Faced with an apparent conflict between Fifth Circuit law and the Local Rules, the better course of action is (of course) to apply Fifth Circuit law and preserve the individual defendants' immunity defenses over any possible waiver. See Backe v. LeBlanc, 691 F.3d 645, 648 (5th Cir. 2012). No discovery may be taken from the individual movants until their motion to dismiss is resolved.
That said, the individuals' defense attorneys—who are attorneys with the Jackson Public School District, not separately retained counsel—have unfairly sandbagged their opponent by delaying the motion to dismiss for so many months. Counsel for the District shall reimburse plaintiff's counsel for any reasonable expenses incurred for the missed depositions.
A final issue remains. Although the individual defendants are entitled to pause discovery until their immunity motion is resolved, the District has not filed a motion to dismiss and, even if it had, is not entitled to a stay as a matter of right. See Mayfield, 2017 WL 5616017, at *3 (citing Fifth Circuit decision holding that "[t]he protection of government officials who are entitled to immunity does not ipso facto disable a plaintiff from conducting all discovery against all nonimmune defendants in his case."); see also Jones v. Miss. Sec'y of State, No. 3:18-CV-281-CWR-FKB, Docket No. 21 at *1 (S.D. Miss. Apr. 5, 2019).
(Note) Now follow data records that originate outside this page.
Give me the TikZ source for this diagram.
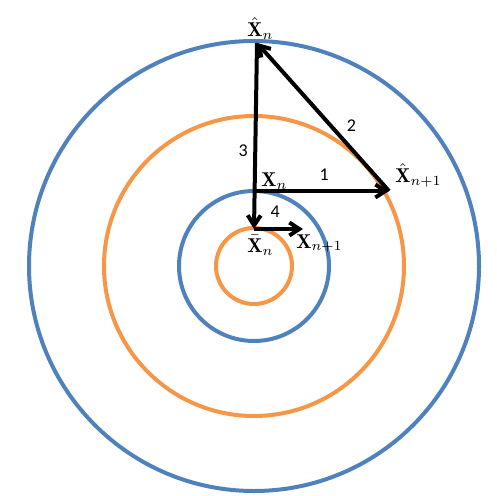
\documentclass[tikz,border=0pt]{standalone}
\usepackage{amsmath}
\usepackage{amssymb}
\usepackage{fontspec}
\usepackage[usenames,dvipsnames]{xcolor}
\usepackage{tikz}
\usetikzlibrary{arrows.meta,calc,positioning}
\newfontfamily\numfont{Carlito}
\definecolor{ringblue}{RGB}{79,129,189}
\definecolor{ringorange}{RGB}{247,150,70}
\tikzset{
	rings diagram/.style={
		x=0.5pt, y=-0.5pt,
		ring/.style={draw=##1, line width=2pt},
		ar/.style={draw, line width=2pt, -{Straight Barb[length=5pt,width=6.5pt]}},
		num/.style={font=\fontsize{9}{9}\selectfont\numfont, inner sep=0pt},
		lbl/.style={inner sep=0pt}
	}
}

\begin{document}
\begin{tikzpicture}[rings diagram]
	\useasboundingbox (0,0) rectangle (496,496);
	\coordinate (O) at (254,266);
	\foreach \r/\c in {225/ringblue,150/ringorange,75/ringblue,38/ringorange}
		\draw[ring=\c] (O) circle[radius=\r];
	\coordinate (Xt) at (257,43);
	\coordinate (Xa) at (254,191);
	\coordinate (Xr) at (389,191);
	\coordinate (Xb) at (254,229);
	\coordinate (Xc) at (303,229);
	\draw[ar] (Xa) -- node[num, pos=.52, above=4pt] {1} (Xr);
	\draw[ar] (Xr) -- node[num, pos=.44, right=7pt] {2} (Xt);
	\draw[ar] (Xt) -- node[num, pos=.58, left=2.7pt] {3} (Xb);
	\draw[ar] (Xb) -- node[num, pos=.43, above=4.7pt] {4} (Xc);
	\node[lbl, above right=3pt and -5pt of Xt, anchor=base west] (Lt) {$\hat{\mathbf{X}}_n$};
	\node[lbl, above right=2pt and 3.5pt of Xa, anchor=base west] (La) {$\mathbf{X}_n$};
	\node[lbl, above right=4pt and 3pt of Xr, anchor=base west] (Lr) {$\hat{\mathbf{X}}_{n+1}$};
	\node[lbl, below right=11.5pt and -3.5pt of Xb, anchor=base west] (Lb) {$\bar{\mathbf{X}}_n$};
	\node[lbl, below right=9.5pt and -3.5pt of Xc, anchor=base west] (Lc) {$\mathbf{X}_{n+1}$};
\end{tikzpicture}
\end{document}
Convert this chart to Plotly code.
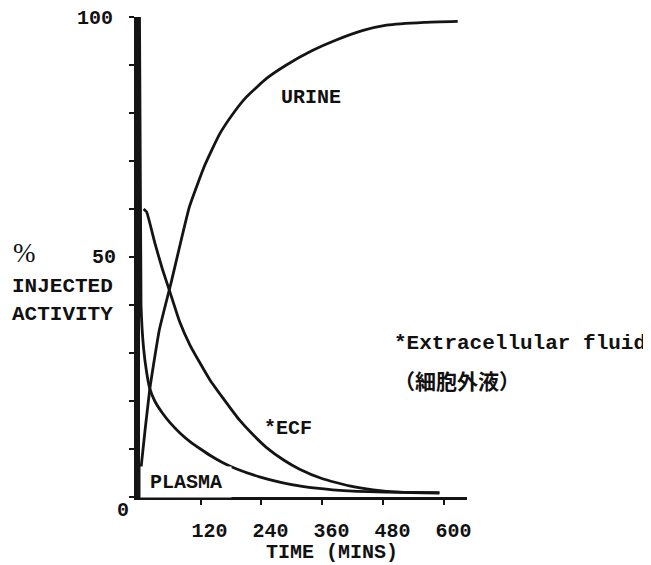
import plotly.graph_objects as go

# ---- data ----
time_plasma = [0, 3, 8, 14, 20, 30, 45, 60, 80, 100, 120, 140, 165, 190, 236, 280, 320, 380, 450, 520, 590]
plasma = [100, 40, 31, 26, 22.7, 20.0, 17.5, 15.5, 13.3, 11.5, 10.0, 8.6, 7.1, 5.9, 4.2, 3.0, 2.2, 1.5, 1.1, 0.95, 0.9]

time_ecf = [8, 14, 30, 45, 59, 79, 100, 138, 165, 197, 225, 250, 285, 315, 360, 413, 460, 512, 590]
ecf = [60.0, 59.4, 53.0, 47.5, 43.0, 36.5, 31.5, 24.5, 20.5, 16.0, 12.8, 10.3, 7.6, 5.8, 3.8, 2.3, 1.5, 1.0, 0.8]

time_urine = [0, 3, 20, 39, 63, 98, 128, 157, 185, 210, 250, 289, 340, 387, 440, 486, 560, 626]
urine = [0, 6, 22.3, 34.8, 45.0, 60.4, 69.0, 75.5, 80.0, 83.3, 87.2, 90.0, 93.0, 95.2, 97.2, 98.3, 98.9, 99.1]

x_tick_vals = [120, 240, 360, 480, 600]
x_tick_text = ["120", "240", "360", "480", "600"]
y_tick_vals = [0, 10, 20, 30, 40, 50, 60, 70, 80, 90, 100]

MONO = "Liberation Mono, Courier New, monospace"
LINE = "#141414"

# the page body has an 8px margin, so the figure is 8px smaller and everything
# below is given in reference-picture pixels
OFF = 8
W, H = 651 - OFF, 565 - OFF
PL, PR, PT, PB = 140, 467, 17, 497          # plot area in reference pixels
L, T = PL - OFF, PT - OFF
R, B = W - (PR - OFF), H - (PB - OFF)
PW, PH = PR - PL, PB - PT


def paper(xp, yp):
    return (xp - PL) / PW, (PB - yp) / PH


fig = go.Figure()
for tx, ty, name in [(time_plasma, plasma, "PLASMA"), (time_ecf, ecf, "ECF"), (time_urine, urine, "URINE")]:
    fig.add_trace(go.Scatter(x=tx, y=ty, mode="lines", name=name,
                             line=dict(color=LINE, width=2.8, shape="spline", smoothing=0.4),
                             showlegend=False, cliponaxis=False))

annos = []


def txt(text, xp, yp, size=20, family=MONO, bold=True, **kw):
    px_, py_ = paper(xp, yp)
    annos.append(dict(text=(f"<b>{text}</b>" if bold else text), x=px_, y=py_,
                      xref="paper", yref="paper", showarrow=False,
                      xanchor="center", yanchor="middle",
                      font=dict(family=family, size=size, color="#111"), **kw))


txt("100", 95, 19)
txt("50", 104, 257)
txt("0", 123, 511)
txt("%", 24, 253, size=27, family="Liberation Serif, DejaVu Serif, serif", bold=False)
txt("INJECTED", 62, 286, size=21)
txt("ACTIVITY", 62, 314, size=21)
txt("URINE", 311, 98, size=20)
txt("*ECF", 288, 428, size=20)
txt("PLASMA", 186, 482, size=20, bgcolor="white", width=86, height=26, borderpad=2)
txt("*Extracellular fluid", 520, 343, size=21)
txt("（細胞外液）", 457, 380, size=21, family="Noto Sans CJK JP")
txt("TIME (MINS)", 332, 552, size=20)

T0_PX = 139.5      # pixel of t = 0
PX_PER_MIN = 0.5083
x_lo = (PL - T0_PX) / PX_PER_MIN
x_hi = (PR - T0_PX) / PX_PER_MIN

fig.update_layout(
    width=W, height=H,
    margin=dict(l=L, r=R, t=T, b=B, pad=0),
    paper_bgcolor="white", plot_bgcolor="white",
    annotations=annos,
    xaxis=dict(range=[x_lo, x_hi], showgrid=False, zeroline=False,
               showline=True, linecolor=LINE, linewidth=3,
               tickvals=x_tick_vals, ticktext=x_tick_text,
               ticks="outside", ticklen=5, tickwidth=2, tickcolor=LINE,
               tickfont=dict(family=MONO, size=20, color="#111", weight="bold"),
               ticklabelshift=9, ticklabelstandoff=8),
    yaxis=dict(range=[0, 100], showgrid=False, zeroline=False,
               showline=True, linecolor=LINE, linewidth=6,
               tickvals=y_tick_vals, showticklabels=False,
               ticks="outside", ticklen=5, tickwidth=2, tickcolor=LINE),
)

fig.write_html("out.html")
Accordingly, discovery from the District may immediately resume.
The motion to stay is granted as to the individual defendants and denied as to the District. The various motions for extensions of time in the briefing [Docket Nos. 62 and 64] are granted. The motions for a new scheduling order [Docket Nos. 61 and 68] are granted with dates reserved to the discretion of the Magistrate Judge. Within 10 days, counsel for the plaintiff and the District shall contact the chambers of the Magistrate Judge for a new scheduling Order.